Below are the records. Gather each line that holds "this".

Given data:
# # # #
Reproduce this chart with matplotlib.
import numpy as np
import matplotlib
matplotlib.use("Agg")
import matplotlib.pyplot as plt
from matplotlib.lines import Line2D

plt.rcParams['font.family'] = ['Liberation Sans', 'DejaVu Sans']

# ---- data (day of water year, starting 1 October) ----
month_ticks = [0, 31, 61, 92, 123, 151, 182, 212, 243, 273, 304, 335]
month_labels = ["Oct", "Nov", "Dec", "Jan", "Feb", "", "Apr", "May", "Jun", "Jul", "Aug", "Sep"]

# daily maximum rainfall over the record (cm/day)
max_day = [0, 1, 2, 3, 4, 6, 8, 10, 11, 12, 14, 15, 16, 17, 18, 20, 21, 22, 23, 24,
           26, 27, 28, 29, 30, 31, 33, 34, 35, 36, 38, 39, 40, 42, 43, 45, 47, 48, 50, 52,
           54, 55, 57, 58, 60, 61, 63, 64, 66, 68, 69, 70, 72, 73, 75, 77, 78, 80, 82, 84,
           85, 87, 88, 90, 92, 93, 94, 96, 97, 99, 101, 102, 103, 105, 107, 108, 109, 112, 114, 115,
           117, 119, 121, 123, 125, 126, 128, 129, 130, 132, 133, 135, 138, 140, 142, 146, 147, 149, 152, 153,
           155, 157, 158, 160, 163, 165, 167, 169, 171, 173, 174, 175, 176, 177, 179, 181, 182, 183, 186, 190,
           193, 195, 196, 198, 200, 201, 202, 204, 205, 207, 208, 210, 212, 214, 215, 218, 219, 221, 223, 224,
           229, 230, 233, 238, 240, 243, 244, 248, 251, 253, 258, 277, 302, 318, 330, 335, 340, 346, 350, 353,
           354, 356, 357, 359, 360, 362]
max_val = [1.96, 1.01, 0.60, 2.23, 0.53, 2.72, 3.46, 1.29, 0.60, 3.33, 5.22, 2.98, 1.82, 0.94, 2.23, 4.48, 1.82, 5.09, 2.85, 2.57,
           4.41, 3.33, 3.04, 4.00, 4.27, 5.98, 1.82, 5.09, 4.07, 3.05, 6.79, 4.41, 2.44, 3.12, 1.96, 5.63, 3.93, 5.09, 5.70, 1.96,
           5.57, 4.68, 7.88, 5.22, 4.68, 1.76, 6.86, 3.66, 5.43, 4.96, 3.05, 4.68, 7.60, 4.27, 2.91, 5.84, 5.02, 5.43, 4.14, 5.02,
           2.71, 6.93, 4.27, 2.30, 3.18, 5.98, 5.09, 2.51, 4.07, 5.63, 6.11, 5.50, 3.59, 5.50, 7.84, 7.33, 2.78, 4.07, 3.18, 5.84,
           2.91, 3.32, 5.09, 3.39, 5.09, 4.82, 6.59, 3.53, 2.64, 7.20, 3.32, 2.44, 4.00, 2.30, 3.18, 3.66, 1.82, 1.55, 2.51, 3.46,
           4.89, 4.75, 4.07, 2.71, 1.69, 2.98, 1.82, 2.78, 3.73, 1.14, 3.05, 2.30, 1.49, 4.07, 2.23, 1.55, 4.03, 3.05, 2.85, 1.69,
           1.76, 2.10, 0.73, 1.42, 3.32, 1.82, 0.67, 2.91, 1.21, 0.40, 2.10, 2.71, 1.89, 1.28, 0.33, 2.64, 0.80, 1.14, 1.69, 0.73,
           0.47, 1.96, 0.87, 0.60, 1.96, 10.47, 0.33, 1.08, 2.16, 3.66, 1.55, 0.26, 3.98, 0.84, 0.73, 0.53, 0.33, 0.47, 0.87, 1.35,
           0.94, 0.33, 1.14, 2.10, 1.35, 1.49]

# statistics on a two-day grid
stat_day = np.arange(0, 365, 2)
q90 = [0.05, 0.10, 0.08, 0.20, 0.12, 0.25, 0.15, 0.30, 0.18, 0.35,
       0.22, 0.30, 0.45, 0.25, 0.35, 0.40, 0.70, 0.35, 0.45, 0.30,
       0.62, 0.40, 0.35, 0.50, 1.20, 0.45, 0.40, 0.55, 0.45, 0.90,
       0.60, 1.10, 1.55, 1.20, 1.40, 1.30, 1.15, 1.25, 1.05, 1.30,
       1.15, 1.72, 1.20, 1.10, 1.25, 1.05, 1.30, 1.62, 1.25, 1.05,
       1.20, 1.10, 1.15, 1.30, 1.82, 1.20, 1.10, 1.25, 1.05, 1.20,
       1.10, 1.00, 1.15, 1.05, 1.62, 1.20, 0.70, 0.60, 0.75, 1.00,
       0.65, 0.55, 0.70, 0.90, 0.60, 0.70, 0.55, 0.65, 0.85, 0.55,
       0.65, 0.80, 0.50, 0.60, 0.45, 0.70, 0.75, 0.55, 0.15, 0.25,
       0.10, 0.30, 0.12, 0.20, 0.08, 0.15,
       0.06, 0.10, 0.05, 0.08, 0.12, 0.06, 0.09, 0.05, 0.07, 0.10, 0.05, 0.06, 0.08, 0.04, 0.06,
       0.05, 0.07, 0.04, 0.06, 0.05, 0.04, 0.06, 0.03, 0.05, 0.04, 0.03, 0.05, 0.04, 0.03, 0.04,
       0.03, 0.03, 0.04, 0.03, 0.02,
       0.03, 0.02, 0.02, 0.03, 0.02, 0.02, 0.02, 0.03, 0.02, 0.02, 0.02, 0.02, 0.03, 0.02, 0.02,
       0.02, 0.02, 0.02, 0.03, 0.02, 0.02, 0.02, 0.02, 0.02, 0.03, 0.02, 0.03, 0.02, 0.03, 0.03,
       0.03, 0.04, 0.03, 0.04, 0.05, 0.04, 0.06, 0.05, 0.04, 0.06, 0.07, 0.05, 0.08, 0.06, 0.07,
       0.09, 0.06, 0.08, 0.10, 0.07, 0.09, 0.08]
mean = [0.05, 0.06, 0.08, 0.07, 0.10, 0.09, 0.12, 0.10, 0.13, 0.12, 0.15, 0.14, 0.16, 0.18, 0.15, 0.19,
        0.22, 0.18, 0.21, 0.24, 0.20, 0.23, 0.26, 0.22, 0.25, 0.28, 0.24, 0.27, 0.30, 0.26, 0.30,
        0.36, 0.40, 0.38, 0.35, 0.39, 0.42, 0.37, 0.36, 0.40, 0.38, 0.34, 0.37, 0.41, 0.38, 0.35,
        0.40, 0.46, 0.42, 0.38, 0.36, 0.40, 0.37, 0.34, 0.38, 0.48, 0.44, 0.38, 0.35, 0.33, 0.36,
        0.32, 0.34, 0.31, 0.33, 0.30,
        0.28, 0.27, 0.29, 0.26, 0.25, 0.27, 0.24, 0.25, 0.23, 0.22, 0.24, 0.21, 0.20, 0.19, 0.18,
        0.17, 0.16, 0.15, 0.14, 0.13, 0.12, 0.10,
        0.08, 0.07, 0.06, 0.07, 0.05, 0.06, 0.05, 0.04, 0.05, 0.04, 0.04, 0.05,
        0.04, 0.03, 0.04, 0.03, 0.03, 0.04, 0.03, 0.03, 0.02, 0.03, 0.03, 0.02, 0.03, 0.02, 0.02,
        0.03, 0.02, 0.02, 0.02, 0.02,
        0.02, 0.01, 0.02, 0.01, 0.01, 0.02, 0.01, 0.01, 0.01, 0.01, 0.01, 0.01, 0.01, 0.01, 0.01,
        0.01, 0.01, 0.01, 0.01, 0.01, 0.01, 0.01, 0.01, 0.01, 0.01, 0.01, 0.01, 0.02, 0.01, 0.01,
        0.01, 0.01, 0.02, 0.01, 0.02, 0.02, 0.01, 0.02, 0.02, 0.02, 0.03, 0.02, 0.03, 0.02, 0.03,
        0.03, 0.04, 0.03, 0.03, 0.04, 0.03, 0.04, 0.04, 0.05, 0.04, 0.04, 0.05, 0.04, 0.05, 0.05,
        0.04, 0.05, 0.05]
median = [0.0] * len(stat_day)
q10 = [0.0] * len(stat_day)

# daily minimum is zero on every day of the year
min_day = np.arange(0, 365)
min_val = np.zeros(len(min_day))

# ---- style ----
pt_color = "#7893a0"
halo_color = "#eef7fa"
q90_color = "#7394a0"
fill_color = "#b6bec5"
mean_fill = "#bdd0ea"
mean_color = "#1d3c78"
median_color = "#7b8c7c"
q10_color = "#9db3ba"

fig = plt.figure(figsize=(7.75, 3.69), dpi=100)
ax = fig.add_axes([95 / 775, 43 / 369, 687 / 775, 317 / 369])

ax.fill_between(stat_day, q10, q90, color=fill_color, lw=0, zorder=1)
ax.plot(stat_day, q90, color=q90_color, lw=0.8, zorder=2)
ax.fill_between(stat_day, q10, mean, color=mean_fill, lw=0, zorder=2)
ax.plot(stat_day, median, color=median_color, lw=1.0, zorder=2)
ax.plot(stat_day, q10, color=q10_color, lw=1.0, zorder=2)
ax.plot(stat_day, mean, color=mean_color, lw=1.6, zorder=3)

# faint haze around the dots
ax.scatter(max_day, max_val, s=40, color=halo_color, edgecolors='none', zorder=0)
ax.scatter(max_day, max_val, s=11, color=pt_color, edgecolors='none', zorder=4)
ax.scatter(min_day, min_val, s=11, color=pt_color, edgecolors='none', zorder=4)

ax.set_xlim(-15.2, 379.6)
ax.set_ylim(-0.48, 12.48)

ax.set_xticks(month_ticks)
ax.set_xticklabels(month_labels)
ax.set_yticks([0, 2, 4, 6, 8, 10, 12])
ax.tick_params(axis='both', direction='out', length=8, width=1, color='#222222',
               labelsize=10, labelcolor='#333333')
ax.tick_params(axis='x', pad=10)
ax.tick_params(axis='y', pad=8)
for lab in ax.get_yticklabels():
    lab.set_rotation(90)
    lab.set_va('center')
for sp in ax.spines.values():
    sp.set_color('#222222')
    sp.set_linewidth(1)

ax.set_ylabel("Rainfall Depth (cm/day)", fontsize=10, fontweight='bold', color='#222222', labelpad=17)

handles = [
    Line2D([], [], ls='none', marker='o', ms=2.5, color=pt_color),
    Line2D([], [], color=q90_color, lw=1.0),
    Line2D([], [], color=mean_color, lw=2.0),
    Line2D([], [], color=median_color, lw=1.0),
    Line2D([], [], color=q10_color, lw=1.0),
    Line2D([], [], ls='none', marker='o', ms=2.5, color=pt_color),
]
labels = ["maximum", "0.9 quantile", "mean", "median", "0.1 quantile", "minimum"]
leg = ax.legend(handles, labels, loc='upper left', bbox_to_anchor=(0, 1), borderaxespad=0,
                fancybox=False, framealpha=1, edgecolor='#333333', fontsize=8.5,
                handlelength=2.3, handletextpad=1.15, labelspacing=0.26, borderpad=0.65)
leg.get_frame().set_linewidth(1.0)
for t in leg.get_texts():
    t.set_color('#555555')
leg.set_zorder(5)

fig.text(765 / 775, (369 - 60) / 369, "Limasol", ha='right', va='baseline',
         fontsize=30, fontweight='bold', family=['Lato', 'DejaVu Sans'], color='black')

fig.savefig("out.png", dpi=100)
# # # #
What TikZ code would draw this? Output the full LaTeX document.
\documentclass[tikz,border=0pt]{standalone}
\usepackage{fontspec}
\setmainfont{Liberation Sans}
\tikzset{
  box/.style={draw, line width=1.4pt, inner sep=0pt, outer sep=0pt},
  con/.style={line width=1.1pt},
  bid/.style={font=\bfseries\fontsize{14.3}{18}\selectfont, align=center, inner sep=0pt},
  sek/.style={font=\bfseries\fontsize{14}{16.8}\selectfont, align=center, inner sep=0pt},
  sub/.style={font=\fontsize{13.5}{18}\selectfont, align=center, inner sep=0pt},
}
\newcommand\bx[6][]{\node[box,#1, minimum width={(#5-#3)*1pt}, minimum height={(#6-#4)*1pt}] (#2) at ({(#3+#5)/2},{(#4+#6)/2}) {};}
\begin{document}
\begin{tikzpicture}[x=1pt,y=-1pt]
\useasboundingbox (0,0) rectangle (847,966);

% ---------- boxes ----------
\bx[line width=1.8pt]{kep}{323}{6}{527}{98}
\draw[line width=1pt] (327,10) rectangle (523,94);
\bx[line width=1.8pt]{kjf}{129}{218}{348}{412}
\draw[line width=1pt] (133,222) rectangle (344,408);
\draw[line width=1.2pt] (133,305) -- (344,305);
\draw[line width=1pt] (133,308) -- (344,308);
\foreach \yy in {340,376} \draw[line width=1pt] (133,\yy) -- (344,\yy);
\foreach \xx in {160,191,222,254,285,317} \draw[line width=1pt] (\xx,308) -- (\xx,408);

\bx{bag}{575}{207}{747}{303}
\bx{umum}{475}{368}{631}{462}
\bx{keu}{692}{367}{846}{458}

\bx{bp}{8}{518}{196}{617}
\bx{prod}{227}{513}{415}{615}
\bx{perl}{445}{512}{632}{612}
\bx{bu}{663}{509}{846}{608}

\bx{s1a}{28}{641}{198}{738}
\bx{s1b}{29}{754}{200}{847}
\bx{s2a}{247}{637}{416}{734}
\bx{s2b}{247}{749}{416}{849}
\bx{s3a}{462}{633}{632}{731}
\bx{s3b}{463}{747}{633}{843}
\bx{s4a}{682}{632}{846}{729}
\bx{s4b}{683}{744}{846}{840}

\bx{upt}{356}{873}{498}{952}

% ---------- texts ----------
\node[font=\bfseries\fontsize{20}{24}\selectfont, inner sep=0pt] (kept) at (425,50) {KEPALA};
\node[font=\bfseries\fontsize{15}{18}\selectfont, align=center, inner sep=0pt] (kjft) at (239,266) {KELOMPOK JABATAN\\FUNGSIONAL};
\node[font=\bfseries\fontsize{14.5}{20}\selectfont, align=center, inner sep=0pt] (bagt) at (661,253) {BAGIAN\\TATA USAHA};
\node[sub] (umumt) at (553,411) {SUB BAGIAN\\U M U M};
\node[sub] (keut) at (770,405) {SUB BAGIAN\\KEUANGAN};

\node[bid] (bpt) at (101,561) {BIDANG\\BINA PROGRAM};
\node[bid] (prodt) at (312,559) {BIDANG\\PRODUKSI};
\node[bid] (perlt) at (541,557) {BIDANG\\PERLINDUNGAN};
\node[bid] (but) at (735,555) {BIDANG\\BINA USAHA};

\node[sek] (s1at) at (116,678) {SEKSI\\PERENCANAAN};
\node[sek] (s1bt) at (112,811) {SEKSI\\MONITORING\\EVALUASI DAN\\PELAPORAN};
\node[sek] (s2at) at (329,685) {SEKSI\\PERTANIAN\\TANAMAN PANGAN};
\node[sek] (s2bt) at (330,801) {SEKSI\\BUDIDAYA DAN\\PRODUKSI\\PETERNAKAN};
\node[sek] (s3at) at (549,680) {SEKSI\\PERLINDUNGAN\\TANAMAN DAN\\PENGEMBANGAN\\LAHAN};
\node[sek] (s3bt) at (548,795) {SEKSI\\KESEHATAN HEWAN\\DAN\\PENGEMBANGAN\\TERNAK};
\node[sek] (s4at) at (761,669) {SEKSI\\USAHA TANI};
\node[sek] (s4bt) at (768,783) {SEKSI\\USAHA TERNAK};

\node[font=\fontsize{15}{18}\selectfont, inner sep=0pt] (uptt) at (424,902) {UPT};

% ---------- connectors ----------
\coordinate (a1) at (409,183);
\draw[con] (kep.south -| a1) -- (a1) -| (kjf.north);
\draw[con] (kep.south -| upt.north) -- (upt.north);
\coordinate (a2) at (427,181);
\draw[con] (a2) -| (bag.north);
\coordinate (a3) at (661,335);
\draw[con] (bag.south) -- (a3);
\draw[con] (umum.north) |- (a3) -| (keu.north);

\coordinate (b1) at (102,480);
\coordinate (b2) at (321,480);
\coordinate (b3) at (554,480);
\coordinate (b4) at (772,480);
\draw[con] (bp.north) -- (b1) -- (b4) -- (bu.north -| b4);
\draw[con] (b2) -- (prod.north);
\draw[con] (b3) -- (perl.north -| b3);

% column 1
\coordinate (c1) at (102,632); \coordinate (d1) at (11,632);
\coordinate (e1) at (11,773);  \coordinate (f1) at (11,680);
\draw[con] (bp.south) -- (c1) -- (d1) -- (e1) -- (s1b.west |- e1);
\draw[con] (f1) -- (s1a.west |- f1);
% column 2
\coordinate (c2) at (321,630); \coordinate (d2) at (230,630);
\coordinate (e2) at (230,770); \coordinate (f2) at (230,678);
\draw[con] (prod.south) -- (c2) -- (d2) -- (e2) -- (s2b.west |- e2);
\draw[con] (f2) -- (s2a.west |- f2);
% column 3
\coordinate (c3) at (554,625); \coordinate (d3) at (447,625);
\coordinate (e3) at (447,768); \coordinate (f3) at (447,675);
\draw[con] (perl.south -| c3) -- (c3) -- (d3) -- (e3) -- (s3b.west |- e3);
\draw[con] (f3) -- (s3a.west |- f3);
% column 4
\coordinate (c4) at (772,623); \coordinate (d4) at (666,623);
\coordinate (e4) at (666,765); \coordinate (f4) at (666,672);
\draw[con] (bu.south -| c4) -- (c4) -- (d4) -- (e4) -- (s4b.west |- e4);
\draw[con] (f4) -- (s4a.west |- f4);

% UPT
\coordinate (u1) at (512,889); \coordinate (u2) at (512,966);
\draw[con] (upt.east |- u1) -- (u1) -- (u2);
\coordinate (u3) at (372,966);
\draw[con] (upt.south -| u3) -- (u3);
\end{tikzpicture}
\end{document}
# # # #
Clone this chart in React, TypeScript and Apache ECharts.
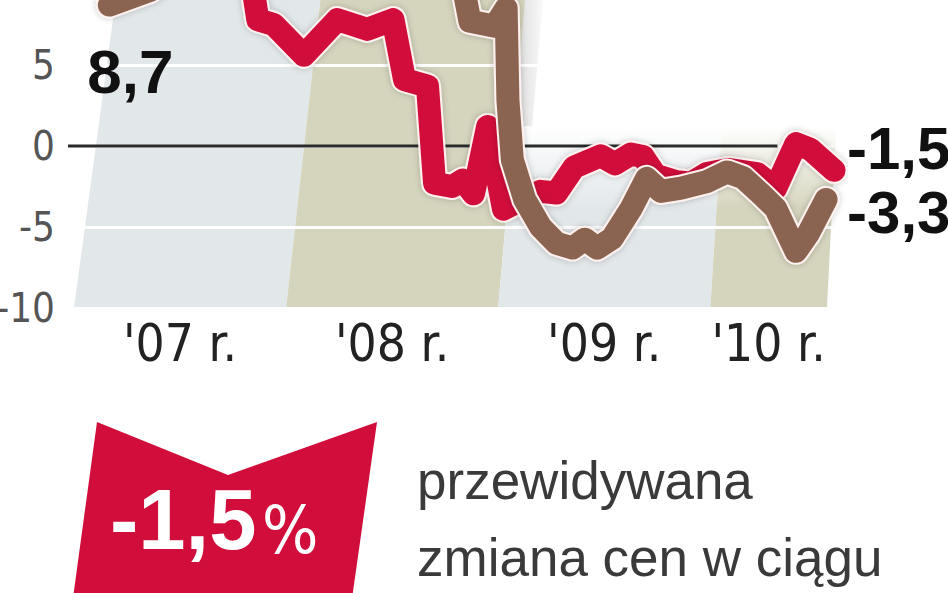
# # # #
Exercise result:
Reproduce this chart with matplotlib.
What TikZ code would draw this? Output the full LaTeX document.
Clone this chart in React, TypeScript and Apache ECharts.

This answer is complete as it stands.